Why White Kids Love Hip-Hop: Wankstas, Wiggers, Wannabes and the New Reality of Race in America by B
Just because Kitwana and other outside observers believe that youth in general should be rising up against its misguided elders, unfortunately doesn't mean that such a movement is underway.
How the fuck can I be white?/ I don't even exist.
An acquaintance who came to a party held at my house a couple of years ago was standing by the side of the room, looking dazed and confused. When one of my roommates went over to try to get him to join the mix, he just shook his head and said: "I don't know about this party. So many white people, dancing to hip-hop." Suddenly all of us, bouncing up and down to Jay-Z, looked ridiculous. He ruined dancing to hip-hop for me for some years, because he encapsulated in one disdainful phrase the shame that many of us white hip-hop listeners feel. (He himself was white, but that didn't matter.)

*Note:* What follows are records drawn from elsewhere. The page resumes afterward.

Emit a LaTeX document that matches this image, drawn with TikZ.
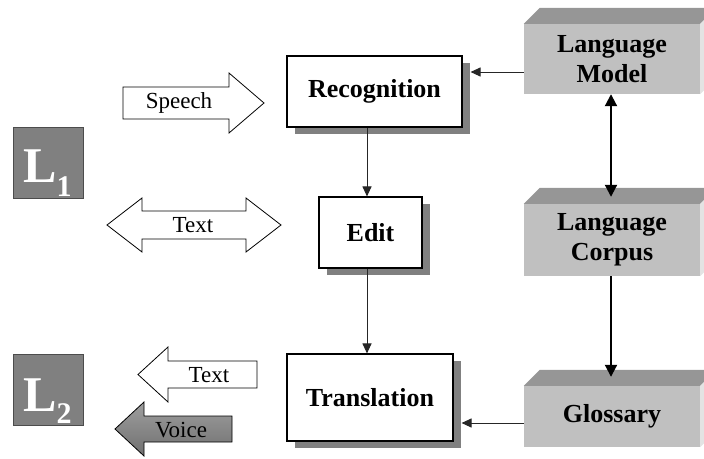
\documentclass[tikz,border=0pt]{standalone}
\usepackage{fontspec}
\setmainfont{Liberation Serif}
\usetikzlibrary{arrows.meta,shadows}
\definecolor{frontgray}{HTML}{C0C0C0}
\definecolor{topgray}{HTML}{969696}
\definecolor{sidegray}{HTML}{E3E3E3}
\definecolor{shadowgray}{HTML}{808080}
\definecolor{lgray}{HTML}{808080}
\definecolor{voicedark}{HTML}{707070}
\definecolor{voicelight}{HTML}{9E9E9E}
\begin{document}
\begin{tikzpicture}[x=1pt,y=-1pt,
  procbox/.style={draw=black, line width=1.1pt, fill=white, inner sep=0pt,
    font=\fontsize{26}{30}\selectfont\bfseries,
    drop shadow={shadow xshift=8pt, shadow yshift=-7pt, fill=shadowgray, opacity=1}},
  cubefront/.style={fill=frontgray, inner sep=0pt, minimum width=176pt, align=center,
    font=\fontsize{26}{30}\selectfont\bfseries},
  lbox/.style={fill=lgray, draw=black!70, line width=0.8pt, minimum width=70pt, minimum height=71pt, inner sep=0pt},
  ltext/.style={text=white, inner sep=0pt, font=\fontsize{50}{50}\selectfont\bfseries},
  blockarrow/.style={draw=black, line width=0.8pt, fill=white, line join=miter},
  arrowtext/.style={inner sep=0pt, font=\fontsize{23}{23}\selectfont},
  thinarrow/.style={draw=black!85, line width=1pt, -{Triangle[length=10pt,width=9pt]}},
  thickarrow/.style={draw=black, line width=2pt, -{Triangle[length=12pt,width=12pt]}},
  dblarrow/.style={draw=black, line width=2pt, {Triangle[length=12pt,width=12pt]}-{Triangle[length=12pt,width=12pt]}}
]
\useasboundingbox (0,0) rectangle (704,458);
\clip (0,0) rectangle (704,458);

% process boxes
\node[procbox, minimum width=175pt, minimum height=71pt] (rec) at (374.5,91.5) {Recognition};
\node[procbox, minimum width=103pt, minimum height=71pt] (edit) at (370.5,232.5) {Edit};
\node[procbox, minimum width=166pt, minimum height=87pt] (trans) at (370,397.5) {Translation};

% 3D boxes
\node[cubefront, minimum height=70pt] (lm) at (612,59) {Language\\Model};
\node[cubefront, minimum height=72pt] (corpus) at (612,240) {Language\\Corpus};
\node[cubefront, minimum height=61pt] (glos) at (612,416.5) {Glossary};
\foreach \n in {lm,corpus,glos}{
  \fill[topgray] (\n.north west) -- ++(16,-16) -- ([xshift=16pt,yshift=16pt]\n.north east) -- (\n.north east) -- cycle;
  \fill[sidegray] (\n.north east) -- ++(16,-16) -- ([xshift=16pt,yshift=16pt]\n.south east) -- (\n.south east) -- cycle;
}

% L boxes
\node[lbox] (l1) at (48,162.5) {};
\node[ltext, anchor=base west] (l1t) at (23,182) {L\raisebox{-14pt}{\fontsize{30}{30}\selectfont\bfseries 1}};
\node[lbox] (l2) at (48,390) {};
\node[ltext, anchor=base west] (l2t) at (23,411) {L\raisebox{-12pt}{\fontsize{30}{30}\selectfont\bfseries 2}};

% block arrows
\draw[blockarrow] (123,87) -- (229,87) -- (229,73) -- (264,103) -- (229,133) -- (229,119) -- (123,119) -- cycle;
\node[arrowtext] (speech) at (179,103) {Speech};
\draw[blockarrow] (107,225) -- (142,198) -- (142,211) -- (246,211) -- (246,198) -- (281,225) -- (246,252) -- (246,239) -- (142,239) -- (142,252) -- cycle;
\node[arrowtext] (text1) at (193,225) {Text};
\draw[blockarrow] (138,374.5) -- (168,347) -- (168,361) -- (257,361) -- (257,388) -- (168,388) -- (168,402) -- cycle;
\node[arrowtext] (text2) at (209,375) {Text};
\draw[blockarrow, top color=voicelight, bottom color=voicedark] (115,429) -- (144,402) -- (144,416) -- (232,416) -- (232,442) -- (144,442) -- (144,456) -- cycle;
\node[arrowtext] (voice) at (181,430) {Voice};

% connectors
\path (rec.east) ++(8,0) coordinate (recsh);
\path (trans.east) ++(8,0) coordinate (transsh);
\draw[thinarrow] ([yshift=-13pt]lm.west) -- ([yshift=-13pt]lm.west -| recsh);
\draw[thinarrow] ([xshift=-7.5pt]rec.south) -- ([xshift=-3.5pt]edit.north);
\draw[thinarrow] ([xshift=-3.5pt]edit.south) -- ([xshift=-3.5pt]edit.south |- trans.north);
\draw[thinarrow] ([yshift=-6.5pt]glos.west) -- ([yshift=-6.5pt]glos.west -| transsh);
\draw[dblarrow] ([xshift=-1pt]lm.south) -- ([xshift=-1pt,yshift=7pt]corpus.north);
\draw[thickarrow] ([xshift=-1pt]corpus.south) -- ([xshift=-1pt,yshift=9pt]glos.north);
\end{tikzpicture}
\end{document}
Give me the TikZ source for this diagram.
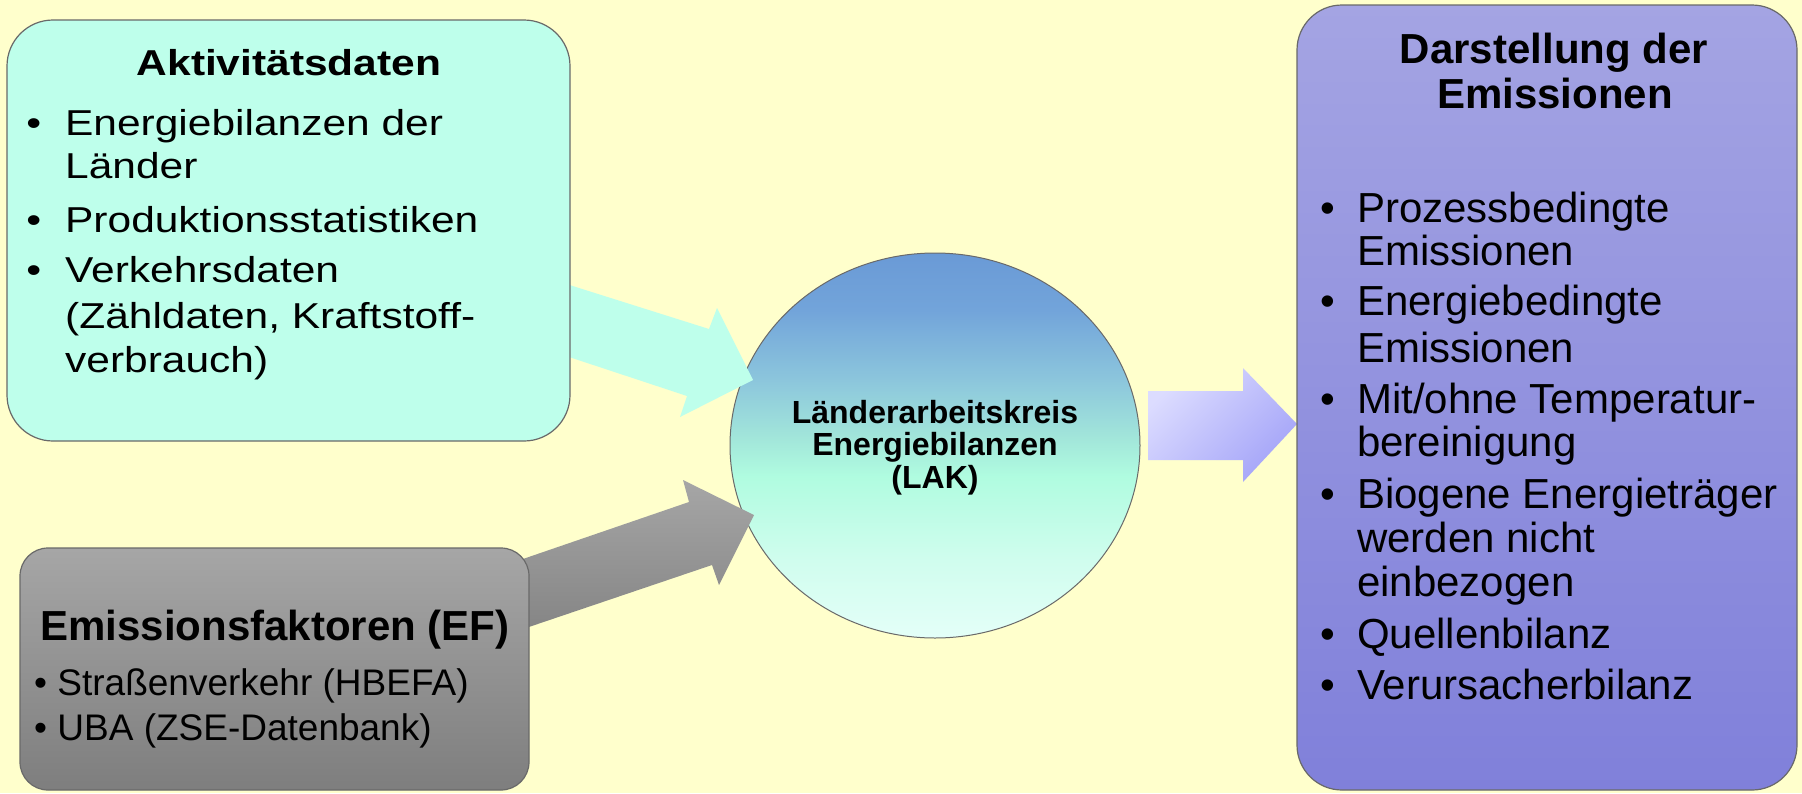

For a long time, I didn't even want to admit to myself that I was a white kid who loved hip-hop. I didn't feel like I deserved it, somehow -- like my whiteness meant that I hadn't earned the right to feel thrilled when I heard Ice Cube's Predator. Other white kids, especially in college, didn't seem to feel the same shame, and I witnessed many late-night freestyling sessions fueled by dope and beer. Those guys weren't embarrassed, but I was embarrassed for them.
Unfortunately, Bakari Kitwana's book, for which I had high hopes, doesn't address the psychological ramifications of the white-kid hip-hop explosion, tending instead towards vast generalizations about the shifting state of race politics in America.
The most interesting parts of Why White Kids Love Hip-Hop are the interviews and profiles of white people who are prominent in hip-hop circles. "I remember being in tears after reading the book Sounder, because I thought it was so unfair what had happened to Black people," says Jeremy Miller, a Source executive (Kitwana once was the executive editor for the magazine). "My dad always made me feel bad that I had Black friends," says Lynne Ballard (her name was changed), a fan from the Bay Area. But quotes from author Billy Wimsatt fall into the usual-suspect category, and I learned more about my own assumptions and the possibilities of hip-hop from going straight to the source and reading Wimsatt's Bomb the Suburbs than I did from this book.
Elsewhere, Kitwana quotes Marcyliena Morgan, the director of the Hip-Hop Archive at Stanford, as saying: "The argument that hip-hop is not a Black thing actually weakens hip-hop. To say you love hip-hop is to say that you love Black things. People need to interrogate why they don't want to say that they love Blackness." Now, that is interesting, and a new concept to consider. This book would have been better off examining what circumstances do and do not conspire to create fascination with Black culture, and whether that fascination can be extended to sympathy and help.
"Rather than the source of the problems facing American youth, hip-hop, more than anything else, has prepared our youth to confront not only race but some of the crises facing the nation's young people," Kitwana writes. The sentence is stubborn as George W. Bush's press machine, refusing to back down in the face of evidence. Most hip-hop that white kids, outside of an educated minority, actually listen to is misogynist and consumerist. Kitwana tries to go through a series of analyses to prove that bling-bling hip-hop doesn't sell that much more than underground or conscious hip-hop, but I know what I see when I turn on MTV.
One of the reasons I liked Eminem so much (before his recent descent into mediocrity) was that he talked about white-people problems, giving poor white people a new voice. Some of his early songs, like "Rock Bottom", deal with minimum wage jobs and financial inequities, and bordered on political hip-hop that I thought might work to get white kids to "confront... the crises facing the nation's young people." So when Eminem came out with "Mosh", the earnestly anti-Bush single, right before the election, I thought that maybe it would work to get kids to actually vote. Obviously, it didn't work, or not well enough.
What Kitwana doesn't seem to want to let creep into his carefully hopeful book is the fact that kids listen to hip-hop to dance, to feel badass, to think about sex. Some of them get a message from it. Most of them don't. Some of that is not their fault -- the hip-hop they have access to is politically de-fanged for MTV -- and some of that is the natural result of being young and self-obsessed. Just because Kitwana and other outside observers believe that youth in general should be rising up against its misguided elders, unfortunately doesn't mean that such a movement is underway.